# TASK OBJECTIVE
Take each line containing the word "this" and copy it.

Rows from a dataset of charts and code:
* Start *

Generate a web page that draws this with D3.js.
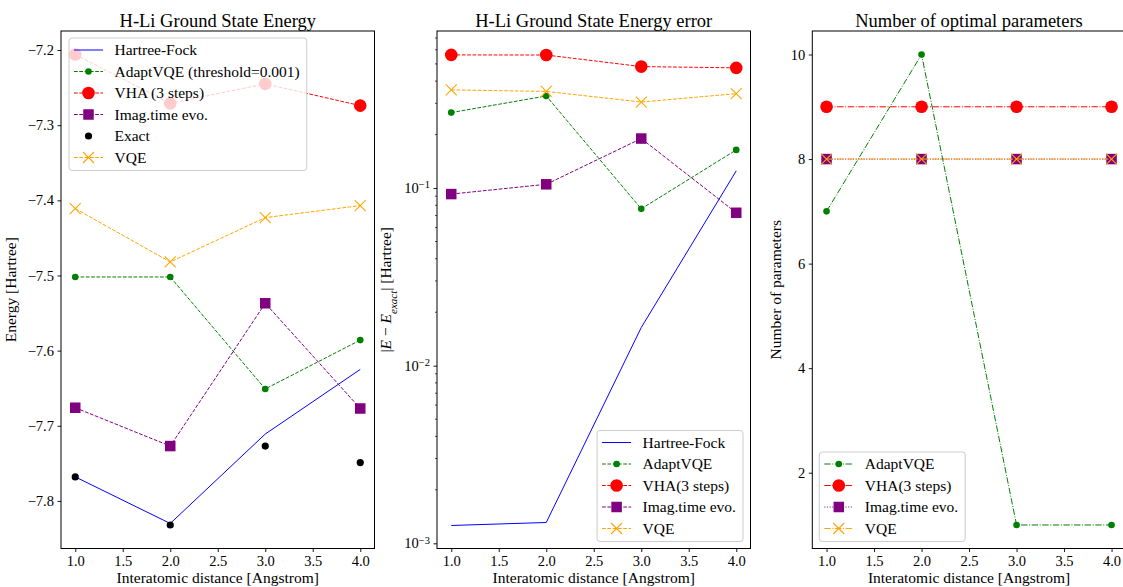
<!DOCTYPE html>
<html>
<head>
<meta charset="utf-8">
<script src="https://cdn.jsdelivr.net/npm/d3@7"></script>
<style>
  html, body { margin: 0; padding: 0; background: #fff; }
  svg text { font-family: "Liberation Serif", "DejaVu Serif", serif; fill: #000; }
</style>
</head>
<body>
<script>
// values
const distances = [1.0, 2.0, 3.0, 4.0]
const xTicks = [1.0, 1.5, 2.0, 2.5, 3.0, 3.5, 4.0]

// panel 1: energies [Hartree]
const energyHF    = [-7.768, -7.830, -7.711, -7.625]
const energyAdapt = [-7.502, -7.502, -7.651, -7.586]
const energyVHA   = [-7.206, -7.271, -7.245, -7.274]
const energyImag  = [-7.676, -7.727, -7.537, -7.677]
const energyExact = [-7.768, -7.832, -7.727, -7.749]
const energyVQE   = [-7.411, -7.482, -7.423, -7.407]
const energyTicks = [-7.8, -7.7, -7.6, -7.5, -7.4, -7.3, -7.2]

// panel 2: |E - E_exact| [Hartree]
const errorHF    = [0.00126, 0.00131, 0.0164, 0.125]
const errorAdapt = [0.266, 0.330, 0.0764, 0.164]
const errorVHA   = [0.562, 0.561, 0.483, 0.475]
const errorImag  = [0.0925, 0.105, 0.190, 0.0726]
const errorVQE   = [0.357, 0.350, 0.305, 0.340]

// panel 3: number of optimal parameters
const paramsAdapt = [7, 10, 1, 1]
const paramsVHA   = [9, 9, 9, 9]
const paramsImag  = [8, 8, 8, 8]
const paramsVQE   = [8, 8, 8, 8]
const paramTicks  = [2, 4, 6, 8, 10]

const width = 1123, height = 587
const axTop = 31, axBottom = 548.5, axWidth = 313.5
const axLefts = [61, 437, 812.3]
const SERIF = '"Liberation Serif", "DejaVu Serif", serif'

const DASH = '3.7,1.6', DASHDOT = '6.4,1.6,1,1.6', DOT = '1,1.65'

const markers = {
    small: {shape: 'circle', r: 3.3},
    big: {shape: 'circle', r: 6.3},
    square: {shape: 'square', s: 10.5},
    dot: {shape: 'circle', r: 3.6},
    x: {shape: 'x', s: 5.5},
}

const svg = d3.select('body').append('svg')
    .attr('width', width).attr('height', height)

const minus = s => String(s).replace('-', '\u2212')

function drawMarker(g, m, color) {
    if (m.shape === 'circle') {
        g.append('circle').attr('r', m.r).attr('fill', color)
    } else if (m.shape === 'square') {
        g.append('rect').attr('x', -m.s / 2).attr('y', -m.s / 2)
            .attr('width', m.s).attr('height', m.s).attr('fill', color)
    } else {
        g.append('path').attr('d', `M${-m.s},${-m.s}L${m.s},${m.s}M${-m.s},${m.s}L${m.s},${-m.s}`)
            .attr('stroke', color).attr('stroke-width', 1.1).attr('fill', 'none')
    }
}

function styleTicks(a) {
    a.attr('font-family', null).attr('font-size', null)
    a.select('.domain').remove()
    a.selectAll('.tick line').attr('stroke', '#000').attr('stroke-width', 0.9)
    a.selectAll('.tick text').style('font-family', SERIF).style('font-size', '14.5px')
}

function drawPanel({index, title, yScale, yTicks, yFormat, yLabel, series, legend}) {
    const left = axLefts[index]
    const right = left + axWidth
    const xScale = d3.scaleLinear().domain([0.85, 4.15]).range([left, right])
    const g = svg.append('g')

    const clipId = 'clip' + index
    svg.append('clipPath').attr('id', clipId).append('rect')
        .attr('x', left).attr('y', axTop).attr('width', axWidth).attr('height', axBottom - axTop)

    // data
    const plot = g.append('g').attr('clip-path', `url(#${clipId})`)
    series.forEach(s => {
        const pts = distances.map((d, i) => [d, s.values[i]])
        if (s.dash !== null) {
            plot.append('path').datum(pts)
                .attr('d', d3.line().x(d => xScale(d[0])).y(d => yScale(d[1])))
                .attr('fill', 'none').attr('stroke', s.color).attr('stroke-width', 1)
                .attr('stroke-dasharray', s.dash || null)
        }
        if (s.marker) {
            pts.forEach(p => {
                const mg = plot.append('g').attr('transform', `translate(${xScale(p[0])},${yScale(p[1])})`)
                drawMarker(mg, markers[s.marker], s.color)
            })
        }
    })

    // axes
    const xAxis = d3.axisBottom(xScale).tickValues(xTicks).tickSize(3.5).tickPadding(3.5)
        .tickFormat(d3.format('.1f'))
    g.append('g').attr('transform', `translate(0,${axBottom})`).call(xAxis).call(styleTicks)

    const yAxis = d3.axisLeft(yScale).tickValues(yTicks).tickSize(3.5).tickPadding(3.5).tickFormat(yFormat)
    const ya = g.append('g').attr('transform', `translate(${left},0)`).call(yAxis).call(styleTicks)

    if (yScale.base) {
        // log axis: superscript labels and minor ticks
        ya.selectAll('.tick text').text(null).each(function (d) {
            const t = d3.select(this)
            t.append('tspan').text('10')
            t.append('tspan').attr('dy', '-0.45em').style('font-size', '10.5px')
                .text(minus(Math.round(Math.log10(d))))
        })
        const [lo, hi] = yScale.domain()
        const minors = []
        for (let e = -4; e <= 0; e++) {
            for (let k = 2; k <= 9; k++) {
                const v = k * Math.pow(10, e)
                if (v > lo && v < hi) minors.push(v)
            }
        }
        g.append('g').selectAll('line').data(minors).join('line')
            .attr('x1', left - 2).attr('x2', left)
            .attr('y1', d => yScale(d)).attr('y2', d => yScale(d))
            .attr('stroke', '#000').attr('stroke-width', 0.7)
    }

    g.append('rect').attr('x', left).attr('y', axTop).attr('width', axWidth).attr('height', axBottom - axTop)
        .attr('fill', 'none').attr('stroke', '#000').attr('stroke-width', 1)

    // labels
    g.append('text').attr('x', left + axWidth / 2).attr('y', 27).attr('text-anchor', 'middle')
        .style('font-size', '18.5px').text(title)
    g.append('text').attr('x', left + axWidth / 2).attr('y', 582.5).attr('text-anchor', 'middle')
        .style('font-size', '15.5px').text('Interatomic distance [Angstrom]')
    const yl = g.append('text')
        .attr('transform', `translate(${left - yLabel.offset},${(axTop + axBottom) / 2}) rotate(-90)`)
        .attr('text-anchor', 'middle').style('font-size', '15.5px')
    yLabel.parts.forEach(p => {
        const ts = yl.append('tspan').text(p.text)
        if (p.italic) ts.style('font-style', 'italic')
        if (p.sub) ts.style('font-size', '11px').attr('baseline-shift', 'sub')
    })

    // legend
    const rowH = 21.5
    const lg = g.append('g')
    const box = lg.append('rect').attr('rx', 3)
        .attr('fill', '#fff').attr('fill-opacity', 0.8).attr('stroke', '#cccccc').attr('stroke-width', 1)
    const rows = lg.append('g')
    let maxW = 0
    legend.entries.forEach((e, i) => {
        const s = series.find(x => x.key === e.key)
        const y = 12 + i * rowH
        if (s.dash !== null) {
            rows.append('line').attr('x1', 5).attr('x2', 34).attr('y1', y).attr('y2', y)
                .attr('stroke', s.color).attr('stroke-width', 1).attr('stroke-dasharray', s.dash || null)
        }
        if (s.marker) {
            drawMarker(rows.append('g').attr('transform', `translate(19.5,${y})`), markers[s.marker], s.color)
        }
        const t = rows.append('text').attr('x', 45.5).attr('y', y).attr('dy', '0.35em')
            .style('font-size', '15.5px').text(e.label)
        maxW = Math.max(maxW, t.node().getComputedTextLength())
    })
    const bw = 45.5 + maxW + 7
    const bh = 12 + (legend.entries.length - 1) * rowH + 13
    box.attr('width', bw).attr('height', bh)
    let bx, by
    if (legend.loc === 'upper left') { bx = left + 8; by = axTop + 7 }
    else if (legend.loc === 'lower right') { bx = right - 7.5 - bw; by = axBottom - 7 - bh }
    else { bx = left + 7; by = axBottom - 7 - bh }
    lg.attr('transform', `translate(${bx},${by})`)
}

const colors = {hf: 'blue', adapt: 'green', vha: 'red', imag: 'purple', exact: 'black', vqe: 'orange'}

drawPanel({
    index: 0,
    title: 'H-Li Ground State Energy',
    yScale: d3.scaleLinear().domain([-7.8633, -7.1747]).range([axBottom, axTop]),
    yTicks: energyTicks,
    yFormat: d => minus(d3.format('.1f')(d)),
    yLabel: {offset: 45, parts: [{text: 'Energy [Hartree]'}]},
    series: [
        {key: 'hf', values: energyHF, color: colors.hf, dash: ''},
        {key: 'adapt', values: energyAdapt, color: colors.adapt, dash: DASH, marker: 'small'},
        {key: 'vha', values: energyVHA, color: colors.vha, dash: DASH, marker: 'big'},
        {key: 'imag', values: energyImag, color: colors.imag, dash: DASH, marker: 'square'},
        {key: 'exact', values: energyExact, color: colors.exact, dash: null, marker: 'dot'},
        {key: 'vqe', values: energyVQE, color: colors.vqe, dash: DASH, marker: 'x'},
    ],
    legend: {loc: 'upper left', entries: [
        {key: 'hf', label: 'Hartree-Fock'},
        {key: 'adapt', label: 'AdaptVQE (threshold=0.001)'},
        {key: 'vha', label: 'VHA (3 steps)'},
        {key: 'imag', label: 'Imag.time evo.'},
        {key: 'exact', label: 'Exact'},
        {key: 'vqe', label: 'VQE'},
    ]},
})

drawPanel({
    index: 1,
    title: 'H-Li Ground State Energy error',
    yScale: d3.scaleLog().domain([0.000935, 0.766]).range([axBottom, axTop]),
    yTicks: [0.001, 0.01, 0.1],
    yFormat: d => d,
    yLabel: {offset: 46, parts: [
        {text: '|'}, {text: 'E', italic: true}, {text: ' \u2212 '}, {text: 'E', italic: true},
        {text: 'exact', italic: true, sub: true}, {text: '| [Hartree]'}]},
    series: [
        {key: 'hf', values: errorHF, color: colors.hf, dash: ''},
        {key: 'adapt', values: errorAdapt, color: colors.adapt, dash: DASH, marker: 'small'},
        {key: 'vha', values: errorVHA, color: colors.vha, dash: DASH, marker: 'big'},
        {key: 'imag', values: errorImag, color: colors.imag, dash: DASH, marker: 'square'},
        {key: 'vqe', values: errorVQE, color: colors.vqe, dash: DASH, marker: 'x'},
    ],
    legend: {loc: 'lower right', entries: [
        {key: 'hf', label: 'Hartree-Fock'},
        {key: 'adapt', label: 'AdaptVQE'},
        {key: 'vha', label: 'VHA(3 steps)'},
        {key: 'imag', label: 'Imag.time evo.'},
        {key: 'vqe', label: 'VQE'},
    ]},
})

drawPanel({
    index: 2,
    title: 'Number of optimal parameters',
    yScale: d3.scaleLinear().domain([0.55, 10.45]).range([axBottom, axTop]),
    yTicks: paramTicks,
    yFormat: d3.format('d'),
    yLabel: {offset: 31, parts: [{text: 'Number of parameters'}]},
    series: [
        {key: 'adapt', values: paramsAdapt, color: colors.adapt, dash: DASHDOT, marker: 'small'},
        {key: 'vha', values: paramsVHA, color: colors.vha, dash: DASHDOT, marker: 'big'},
        {key: 'imag', values: paramsImag, color: colors.imag, dash: DOT, marker: 'square'},
        {key: 'vqe', values: paramsVQE, color: colors.vqe, dash: DASHDOT, marker: 'x'},
    ],
    legend: {loc: 'lower left', entries: [
        {key: 'adapt', label: 'AdaptVQE'},
        {key: 'vha', label: 'VHA(3 steps)'},
        {key: 'imag', label: 'Imag.time evo.'},
        {key: 'vqe', label: 'VQE'},
    ]},
})
</script>
</body>
</html>
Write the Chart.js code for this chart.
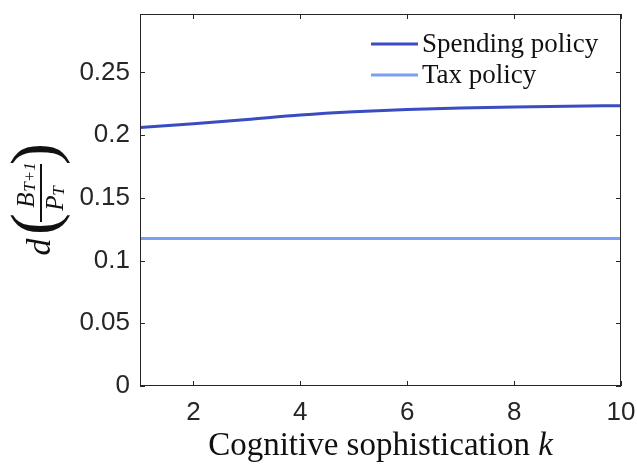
<!DOCTYPE html>
<html>
<head>
<meta charset="utf-8">
<script src="https://cdn.jsdelivr.net/npm/chart.js@4.4.1/dist/chart.umd.min.js"></script>
<style>
  html, body { margin: 0; padding: 0; background: #fff; }
  #wrap { width: 637px; height: 465px; position: relative; }
</style>
</head>
<body>
<div id="wrap"><canvas id="chart"></canvas></div>
<script>
//? DATA
const kValues = [1, 2, 3, 4, 5, 6, 7, 8, 9, 10];
const spendingPolicy = [0.2061, 0.2090, 0.2124, 0.2160, 0.2186, 0.2204, 0.2216, 0.2224, 0.2230, 0.2234];
const taxPolicy = [0.1176, 0.1176, 0.1176, 0.1176, 0.1176, 0.1176, 0.1176, 0.1176, 0.1176, 0.1176];
const xTicks = [2, 4, 6, 8, 10];
const yTicks = [0, 0.05, 0.1, 0.15, 0.2, 0.25];
const seriesNames = ['Spending policy', 'Tax policy'];
const xTitle = 'Cognitive sophistication ';
const xTitleVar = 'k';

const axisColor = '#262626';
const tickFont = { family: "'Liberation Sans', Arial, sans-serif", size: 26 };
const serif = "'Liberation Serif', 'Times New Roman', serif";

//? box round the plot + ticks pointing inwards (matlab style)
const boxPlugin = {
    id: 'box',
    afterDatasetsDraw(chart) {
        const { ctx, chartArea: a, scales } = chart;
        ctx.save();
        ctx.strokeStyle = axisColor;
        ctx.lineWidth = 1;
        ctx.strokeRect(a.left + 0.5, a.top + 0.5, a.right - a.left - 1, a.bottom - a.top - 1);
        ctx.beginPath();
        xTicks.forEach(v => {
            const x = Math.round(scales.x.getPixelForValue(v)) + 0.5;
            ctx.moveTo(x, a.bottom); ctx.lineTo(x, a.bottom - 5);
            ctx.moveTo(x, a.top); ctx.lineTo(x, a.top + 5);
        });
        yTicks.forEach(v => {
            const y = Math.round(scales.y.getPixelForValue(v)) + 0.5;
            ctx.moveTo(a.left, y); ctx.lineTo(a.left + 5, y);
            ctx.moveTo(a.right, y); ctx.lineTo(a.right - 5, y);
        });
        ctx.stroke();
        ctx.restore();
    }
};

//? legend without box, top right inside the axes
const legendPlugin = {
    id: 'innerLegend',
    afterDraw(chart) {
        const { ctx, chartArea: a } = chart;
        ctx.save();
        ctx.font = '27px ' + serif;
        ctx.textBaseline = 'middle';
        ctx.textAlign = 'left';
        chart.data.datasets.forEach((ds, i) => {
            const y = a.top + 30 + i * 31;
            ctx.strokeStyle = ds.borderColor;
            ctx.lineWidth = 3;
            ctx.beginPath();
            ctx.moveTo(371, y); ctx.lineTo(418, y);
            ctx.stroke();
            ctx.fillStyle = '#111';
            ctx.fillText(ds.label, 422, y + 1);
        });
        ctx.restore();
    }
};

//? axis labels: x with italic k, y = d( B_{T+1} / P_T ) rotated
const labelsPlugin = {
    id: 'axisLabels',
    afterDraw(chart) {
        const ctx = chart.ctx;
        const a = chart.chartArea;
        ctx.save();
        ctx.fillStyle = '#111';
        ctx.textBaseline = 'middle';
        ctx.textAlign = 'left';
        ctx.font = '33px ' + serif;
        const w1 = ctx.measureText(xTitle).width;
        ctx.font = 'italic 33px ' + serif;
        const w2 = ctx.measureText(xTitleVar).width;
        const cx = (a.left + a.right) / 2;
        let x0 = cx - (w1 + w2) / 2;
        ctx.font = '33px ' + serif;
        ctx.fillText(xTitle, x0, 446);
        ctx.font = 'italic 33px ' + serif;
        ctx.fillText(xTitleVar, x0 + w1, 446);

        ctx.translate(41, 200);
        ctx.rotate(-Math.PI / 2);
        ctx.textAlign = 'center';
        ctx.font = 'italic 34px ' + serif;
        ctx.fillText('d', -47, 0);
        ctx.font = '66px ' + serif;
        ctx.fillText('(', -24, -2);
        ctx.fillText(')', 46, -2);
        ctx.fillRect(-22, -1, 58, 2);
        ctx.font = 'italic 25px ' + serif;
        ctx.fillText('B', 0, -14);
        ctx.fillText('P', -3, 15);
        ctx.font = 'italic 17px ' + serif;
        ctx.fillText('T+1', 23, -10);
        ctx.fillText('T', 9, 19);
        ctx.restore();
    }
};

new Chart(document.getElementById('chart'), {
    type: 'line',
    data: {
        labels: kValues,
        datasets: [
            {
                label: seriesNames[0],
                data: kValues.map((k, i) => ({ x: k, y: spendingPolicy[i] })),
                borderColor: '#3a4cc2',
                borderWidth: 3,
                pointRadius: 0,
                cubicInterpolationMode: 'monotone',
                fill: false
            },
            {
                label: seriesNames[1],
                data: kValues.map((k, i) => ({ x: k, y: taxPolicy[i] })),
                borderColor: '#78a0f4',
                borderWidth: 3,
                pointRadius: 0,
                tension: 0,
                fill: false
            }
        ]
    },
    options: {
        responsive: true,
        maintainAspectRatio: false,
        animation: false,
        layout: { padding: { top: 14, right: 16, left: 0, bottom: 0 } },
        plugins: { legend: { display: false }, tooltip: { enabled: false } },
        scales: {
            x: {
                type: 'linear',
                min: 1, max: 10,
                afterBuildTicks: s => { s.ticks = xTicks.map(v => ({ value: v })); },
                afterFit: s => { s.height = 79; s.paddingLeft = 0; s.paddingRight = 0; },
                grid: { display: false, drawTicks: false },
                border: { display: false },
                ticks: { color: axisColor, font: tickFont, padding: 11, maxRotation: 0 }
            },
            y: {
                min: 0, max: 0.2965,
                afterBuildTicks: s => { s.ticks = yTicks.map(v => ({ value: v })); },
                afterFit: s => { s.width = 140; s.paddingTop = 0; s.paddingBottom = 0; },
                grid: { display: false, drawTicks: false },
                border: { display: false },
                ticks: {
                    color: axisColor, font: tickFont, padding: 10,
                    callback: v => String(Math.round(v * 100) / 100)
                }
            }
        }
    },
    plugins: [boxPlugin, legendPlugin, labelsPlugin]
});
</script>
</body>
</html>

* End *

# EXERCISE RESPONSE
Generate a web page that draws this with D3.js.
            const t = d3.select(this)
Write the Chart.js code for this chart.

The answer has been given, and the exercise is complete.